E enquanto não conheço outros lugares que me encantem, Lavras Novas segue como favorita na minha lista de possibilidades. Se eu fosse você iria até lá na próxima oportunidade, só para conferir se é mesmo tão especial. Se não quiser se tornar meu vizinho, pode ser que você receba um convite para ser meu hóspede algum dia, quando o sonho, o projeto, a terra e as condições se juntarem...

21 de fev. de 2013

Gratidão


Finalmente descobri pra quê o Senhor me deu uma memória tão detalhista: era tudo para te fazer sorrir! E o Senhor sabe – aliás, só o Senhor sabe – o quanto me alegro por conseguir me lembrar dos detalhes do teu cuidado comigo e com aqueles a quem amo.

 Faz um ano desde que minha família e eu enfrentamos nosso maior desafio.

Passou-se um ano desde aquela manhã fria, quando a voz preocupada do outro lado da linha dizia que a suspeita de câncer havia sido confirmada, tornando a cirurgia necessária e urgente.

 Ah, eu me lembro bem dos efeitos dessa conversa, lembro-me bem da dor... Um soco no estômago teria doído menos e talvez permitido alguma reação. Lembro-me do fardo da preocupação caindo sobre meus ombros, sem antes perguntar se eu queria carregá-lo.

 Mas também me lembro do primeiro abraço, da conversa no banheiro, na mesma manhã, quando o Senhor me deu um amigo para orar junto e ajudar a manter meus olhos em ti. Aí entendi que o Senhor não tinha perdido o controle da situação, muito menos me abandonado.

 Os dias que se seguiram foram longos e cinzentos. O Senhor não ficou bravo com minhas dúvidas e preocupação, nem pelas vezes que minha confiança foi desconfiada. O Senhor sabia que só decidi te entregar tudo por não ter outra opção, e mesmo assim não desistiu. E agora, se ainda tenho tempo, preciso te agradecer por não me deixar alternativas – eu soube o quanto é bom depender só de ti!

Eu nem tinha um lugar onde hospedar meus pais, e o Senhor me emprestou uma casa de verdade, aconchegante e confortável, onde eles puderam repousar, minimizando o cansaço e a dor, evidenciando sua presença constante.
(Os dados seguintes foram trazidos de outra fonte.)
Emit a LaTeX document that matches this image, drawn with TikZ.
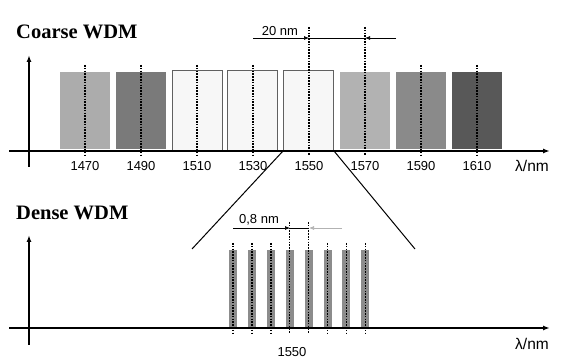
\documentclass[tikz,border=0pt]{standalone}
\usepackage{fontspec}
\setmainfont{Liberation Sans}
\newfontfamily\titlefont{Liberation Serif}
\usetikzlibrary{arrows.meta}

\definecolor{chanA}{RGB}{172,172,172}
\definecolor{chanB}{RGB}{122,122,122}
\definecolor{chanF}{RGB}{178,178,178}
\definecolor{chanG}{RGB}{138,138,138}
\definecolor{chanH}{RGB}{88,88,88}
\definecolor{chanD}{RGB}{140,140,140}

\tikzset{
  axis/.style={line width=1.8pt,-{Latex[length=7pt,width=5pt]}},
  chan/.style={line width=1.8pt,dash pattern=on 1.6pt off 1.2pt},
  openbox/.style={draw=gray!75!black,fill=gray!6,line width=0.8pt},
  dimline/.style={line width=0.7pt},
  dimarrow/.style={dimline,-{Latex[length=5pt,width=4pt]}},
  zoomline/.style={line width=1pt},
  lbl/.style={font=\fontsize{13}{15}\selectfont,inner sep=0pt},
  unit/.style={font=\fontsize{15.5}{17}\selectfont,inner sep=0pt},
  title/.style={font=\titlefont\bfseries\fontsize{20.5}{24}\selectfont,anchor=west,inner sep=0pt}
}

\begin{document}
\begin{tikzpicture}[x=1pt,y=-1pt]
\useasboundingbox (0,0) rectangle (571,363);

% Coarse WDM
\node[title] (coarse) at (16,32) {Coarse WDM};
\foreach \x/\c in {60/chanA,116/chanB,340/chanF,396/chanG,452/chanH}
  \fill[\c] (\x,72) rectangle ++(50,77);
\foreach \x in {172,227,283}
  \draw[openbox] (\x,70) rectangle ++(50,81);
\coordinate (cx0) at (9,151);
\coordinate (cx1) at (550,151);
\coordinate (cy0) at (29,167);
\coordinate (cy1) at (29,55);
\draw[axis] (cx0) -- (cx1);
\draw[axis] (cy0) -- (cy1);
\foreach \x/\wl in {85/1470,141/1490,197/1510,253/1530,421/1590,477/1610}{
  \draw[chan] (\x,65) -- (\x,155);
  \node[lbl] (c\wl) at (\x,166) {\wl};
}
\foreach \x/\wl in {309/1550,365/1570}{
  \draw[chan] (\x,27) -- (\x,155);
  \node[lbl] (c\wl) at (\x,166) {\wl};
}
\node[unit] (cunit) at (532,166) {λ/nm};

% 20 nm spacing
\coordinate (ca) at (253,38);
\coordinate (cb) at (309,38);
\coordinate (cc) at (365,38);
\coordinate (cd) at (396,38);
\draw[dimarrow] (ca) -- (cb);
\draw[dimline] (cb) -- (cc);
\draw[dimarrow] (cd) -- (cc);
\node[lbl] (cspace) at (280,31) {20 nm};

% zoom onto 1550
\coordinate (zl0) at (283,151);
\coordinate (zl1) at (192,249);
\coordinate (zr0) at (334,151);
\coordinate (zr1) at (415,249);
\draw[zoomline] (zl0) -- (zl1);
\draw[zoomline] (zr0) -- (zr1);

% Dense WDM
\node[title] (dense) at (16,213) {Dense WDM};
\foreach \i in {0,...,7}
  \fill[chanD] ({233+18.9*\i-4},250) rectangle ++(8,78);
\coordinate (dx0) at (9,328);
\coordinate (dx1) at (550,328);
\coordinate (dy0) at (29,345);
\coordinate (dy1) at (29,235);
\draw[axis] (dx0) -- (dx1);
\draw[axis] (dy0) -- (dy1);
\foreach \i in {0,1,2,5,6,7}
  \draw[chan,line width=1.4pt] ({233+18.9*\i},243) -- ({233+18.9*\i},333);
\foreach \i in {3,4}
  \draw[chan,line width=1.4pt] ({233+18.9*\i},222) -- ({233+18.9*\i},333);
\node[lbl] (d1550) at (292,352) {1550};
\node[unit] (dunit) at (532,344) {λ/nm};

% 0,8 nm spacing
\coordinate (da) at (233,228);
\coordinate (db) at (290,228);
\coordinate (dc) at (309,228);
\coordinate (dd) at (342,228);
\draw[dimarrow] (da) -- (db);
\draw[dimline] (db) -- (dc);
\draw[dimarrow,draw=gray!60] (dd) -- (dc);
\node[lbl] (dspace) at (259,220) {0,8 nm};
\end{tikzpicture}
\end{document}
Quando a burocracia parecia ditar o ritmo do tratamento, prolongando a ansiedade, o Senhor me deu tranqüilidade suficiente para transbordar sobre eles... Passou-se um ano, e ainda não sei como foi que o Senhor fez aquilo.
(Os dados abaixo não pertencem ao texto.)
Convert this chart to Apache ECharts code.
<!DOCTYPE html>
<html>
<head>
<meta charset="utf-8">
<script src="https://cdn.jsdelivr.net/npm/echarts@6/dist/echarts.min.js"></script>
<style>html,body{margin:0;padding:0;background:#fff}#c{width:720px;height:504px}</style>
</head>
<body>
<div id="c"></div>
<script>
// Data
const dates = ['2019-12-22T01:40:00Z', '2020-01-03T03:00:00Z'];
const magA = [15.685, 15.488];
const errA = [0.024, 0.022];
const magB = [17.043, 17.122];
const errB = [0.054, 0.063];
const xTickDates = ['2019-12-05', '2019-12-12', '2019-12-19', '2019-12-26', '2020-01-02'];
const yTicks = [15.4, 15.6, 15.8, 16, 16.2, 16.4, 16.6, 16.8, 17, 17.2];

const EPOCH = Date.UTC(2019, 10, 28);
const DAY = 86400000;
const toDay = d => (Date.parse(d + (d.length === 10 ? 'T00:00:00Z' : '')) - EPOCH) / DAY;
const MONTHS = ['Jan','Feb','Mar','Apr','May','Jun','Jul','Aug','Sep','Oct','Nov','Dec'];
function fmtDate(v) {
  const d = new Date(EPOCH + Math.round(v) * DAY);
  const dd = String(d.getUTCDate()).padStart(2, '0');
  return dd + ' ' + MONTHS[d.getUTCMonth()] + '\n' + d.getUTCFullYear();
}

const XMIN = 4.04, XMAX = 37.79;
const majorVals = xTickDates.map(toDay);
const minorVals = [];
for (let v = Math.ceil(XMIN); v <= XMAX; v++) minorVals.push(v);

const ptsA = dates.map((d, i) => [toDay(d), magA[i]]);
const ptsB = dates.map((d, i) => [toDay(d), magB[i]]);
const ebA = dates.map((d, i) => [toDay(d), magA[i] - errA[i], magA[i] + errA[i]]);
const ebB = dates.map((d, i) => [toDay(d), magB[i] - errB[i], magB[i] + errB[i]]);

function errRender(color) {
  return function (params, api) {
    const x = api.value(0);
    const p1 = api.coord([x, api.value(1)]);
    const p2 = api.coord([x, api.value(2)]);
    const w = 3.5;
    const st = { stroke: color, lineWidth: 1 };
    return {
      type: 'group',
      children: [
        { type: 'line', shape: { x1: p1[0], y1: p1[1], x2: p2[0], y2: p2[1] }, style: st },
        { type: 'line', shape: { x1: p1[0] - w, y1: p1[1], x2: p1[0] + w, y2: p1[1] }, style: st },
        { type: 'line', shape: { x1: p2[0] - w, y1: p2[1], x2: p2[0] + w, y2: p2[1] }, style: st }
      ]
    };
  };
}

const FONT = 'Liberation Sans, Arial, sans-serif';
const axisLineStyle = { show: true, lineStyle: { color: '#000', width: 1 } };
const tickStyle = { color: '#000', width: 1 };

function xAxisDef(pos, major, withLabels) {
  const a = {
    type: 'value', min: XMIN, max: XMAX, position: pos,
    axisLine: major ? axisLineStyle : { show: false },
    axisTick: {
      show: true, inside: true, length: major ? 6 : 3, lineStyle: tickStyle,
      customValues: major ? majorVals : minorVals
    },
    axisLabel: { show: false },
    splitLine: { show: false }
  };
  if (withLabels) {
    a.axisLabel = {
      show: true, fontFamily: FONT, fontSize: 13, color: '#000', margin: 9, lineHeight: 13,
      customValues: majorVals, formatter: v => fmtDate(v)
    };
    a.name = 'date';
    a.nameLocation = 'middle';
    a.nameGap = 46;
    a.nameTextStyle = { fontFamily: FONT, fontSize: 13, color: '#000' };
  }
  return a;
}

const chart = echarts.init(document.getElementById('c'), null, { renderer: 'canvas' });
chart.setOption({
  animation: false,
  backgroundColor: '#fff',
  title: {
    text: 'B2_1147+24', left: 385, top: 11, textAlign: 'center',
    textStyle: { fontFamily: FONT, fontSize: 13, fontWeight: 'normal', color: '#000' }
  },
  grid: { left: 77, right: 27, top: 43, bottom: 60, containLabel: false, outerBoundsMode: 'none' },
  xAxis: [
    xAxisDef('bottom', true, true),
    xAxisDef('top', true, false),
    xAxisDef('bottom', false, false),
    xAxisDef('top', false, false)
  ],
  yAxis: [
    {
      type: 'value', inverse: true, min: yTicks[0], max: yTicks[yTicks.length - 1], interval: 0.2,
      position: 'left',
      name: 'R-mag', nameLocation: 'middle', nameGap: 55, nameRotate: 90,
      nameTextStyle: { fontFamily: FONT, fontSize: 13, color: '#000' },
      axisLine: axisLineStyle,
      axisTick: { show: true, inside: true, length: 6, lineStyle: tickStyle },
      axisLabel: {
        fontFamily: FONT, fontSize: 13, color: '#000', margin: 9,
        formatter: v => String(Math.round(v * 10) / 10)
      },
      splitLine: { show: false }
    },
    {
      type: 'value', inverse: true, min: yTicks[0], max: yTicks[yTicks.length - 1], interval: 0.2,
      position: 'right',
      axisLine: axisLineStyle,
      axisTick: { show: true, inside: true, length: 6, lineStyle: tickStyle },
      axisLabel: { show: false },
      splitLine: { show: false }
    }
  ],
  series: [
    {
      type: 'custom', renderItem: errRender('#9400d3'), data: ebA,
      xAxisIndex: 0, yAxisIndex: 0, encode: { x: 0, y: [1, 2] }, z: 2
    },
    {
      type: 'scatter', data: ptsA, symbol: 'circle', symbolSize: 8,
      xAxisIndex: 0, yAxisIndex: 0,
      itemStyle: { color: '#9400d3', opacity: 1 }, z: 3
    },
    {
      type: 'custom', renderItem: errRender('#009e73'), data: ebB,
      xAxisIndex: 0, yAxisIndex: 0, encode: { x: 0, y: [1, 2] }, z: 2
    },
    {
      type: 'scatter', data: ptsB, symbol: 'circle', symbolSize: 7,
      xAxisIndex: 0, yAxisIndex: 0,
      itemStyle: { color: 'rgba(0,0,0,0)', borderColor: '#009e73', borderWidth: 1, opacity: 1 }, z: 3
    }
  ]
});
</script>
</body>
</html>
 Quando o desespero tomou conta de mim o Senhor me deu, no mesmo pacote um lugar para onde voltar ao final de um dia longo, um colo pra chorar sem ter de apresentar justificativas e a oportunidade de experimentar o poder da comunhão.
 Quando a distância aumentava a preocupação o Senhor me permitiu voltar pra casa por um mês inteiro, ajudando-me a cuidar deles de perto, transformando amor em atitudes... Como o Senhor faz comigo todos os dias.
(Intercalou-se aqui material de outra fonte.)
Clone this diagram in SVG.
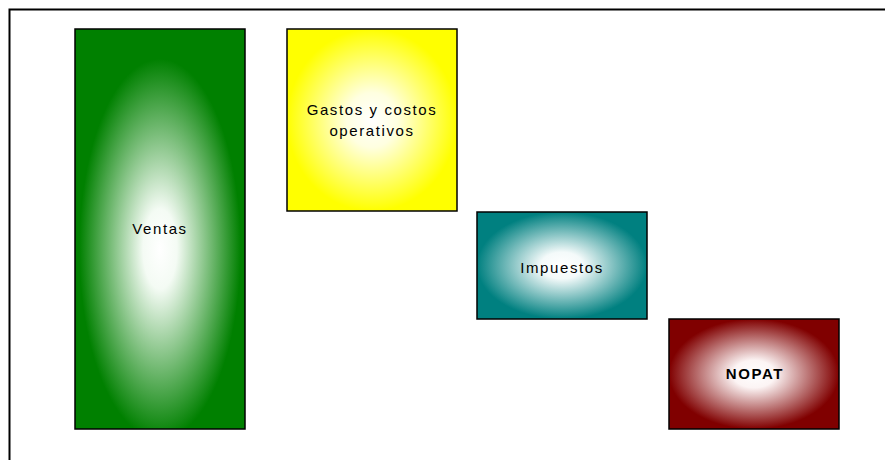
<svg xmlns="http://www.w3.org/2000/svg" width="885" height="460" viewBox="0 0 885 460">
<style>
.box{stroke:#000;stroke-width:1.5}
.lbl{font-family:"Liberation Sans",Arial,sans-serif;font-size:15px;letter-spacing:1.6px;fill:#000;text-anchor:middle}
</style>
<defs>
<radialGradient id="gGreen" cx="0.5" cy="0.55" r="0.5"><stop offset="0" stop-color="#fff"/><stop offset="0.2" stop-color="#f4fbf4"/><stop offset="0.95" stop-color="#008000"/></radialGradient>
<radialGradient id="gYellow" cx="0.5" cy="0.5" r="0.5"><stop offset="0" stop-color="#fff"/><stop offset="0.3" stop-color="#ffffe0"/><stop offset="1" stop-color="#ffff00"/></radialGradient>
<radialGradient id="gTeal" cx="0.5" cy="0.5" r="0.5"><stop offset="0" stop-color="#fff"/><stop offset="0.25" stop-color="#f4fafa"/><stop offset="1" stop-color="#008080"/></radialGradient>
<radialGradient id="gRed" cx="0.5" cy="0.5" r="0.5"><stop offset="0" stop-color="#fff"/><stop offset="0.25" stop-color="#fcf4f4"/><stop offset="1" stop-color="#800000"/></radialGradient>
</defs>
<path d="M9.5 460 V9.5 H885" fill="none" stroke="#000" stroke-width="2"/>
<g id="ventas"><rect class="box" x="75" y="29" width="170" height="400" fill="url(#gGreen)"/><text class="lbl" x="160" y="234">Ventas</text></g>
<g id="gastos"><rect class="box" x="287" y="29" width="170" height="182" fill="url(#gYellow)"/><text class="lbl" x="372" y="115">Gastos y costos</text><text class="lbl" x="372" y="136">operativos</text></g>
<g id="impuestos"><rect class="box" x="477" y="212" width="170" height="107" fill="url(#gTeal)"/><text class="lbl" x="562" y="273">Impuestos</text></g>
<g id="nopat"><rect class="box" x="669" y="319" width="170" height="110" fill="url(#gRed)"/><text class="lbl" x="755" y="379" font-weight="bold">NOPAT</text></g>
<g id="connectors"/>
</svg>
 E aí chegou o dia. Eu consigo me lembrar bem do frio do hospital... Mas foi lá que o Senhor nos presenteou com uma equipe de profissionais cuidadosa e atenciosa – grata surpresa para quebrar meus preconceitos.

 Ah, sim, eu me lembro da manhã da cirurgia... Acho que eu nunca quis tanto um abraço, nunca me senti tão sozinha e nem sabia muito bem o que te dizer... Mas o Senhor assistiu comigo os filmes que se passaram na minha cabeça, cheios de “e se”, medo e preocupação... E me disse que sim, eu podia chorar para extravasar e aliviar a dor e também podia te entregar aquele turbilhão de emoções, que o Senhor saberia cuidar... E me perdoou de novo!

 E com um senso de humor incrível o Senhor resolveu que no dia dos Pais o presente seria pra mim – e o meu pai pode deixar o hospital para estar com a família no domingo.

 Nos meses seguintes muita coisa aconteceu... E para cada preocupação o Senhor me deu um “não temas”. Para cada dia, misericórdias fresquinhas. Para cada lágrima um abraço – então foram muitos!

 E o Senhor tornou a quimio e a radioterapia desnecessárias. E acrescentou motivos para as festas da família – e eu pude estar lá!

Para me ensinar que os fardos são mais leves quando compartilhados, um pequeno grupo. Para interceder ou celebrar pelo resultado de cada exame, o mesmo pequeno grupo.

Um ano se passou.

Ficou a certeza de que o Senhor é bom, é Deus de Graça, que tem prazer em cuidar dos seus filhos.

E aprendi que minha memória pode ser instrumento de gratidão e esperança, não me deixando esquecer o que o Senhor já fez. E se quando sou grata alegro o Teu coração – não quero ser pretensiosa, mas... Será que consigo fazê-lo transbordar hoje?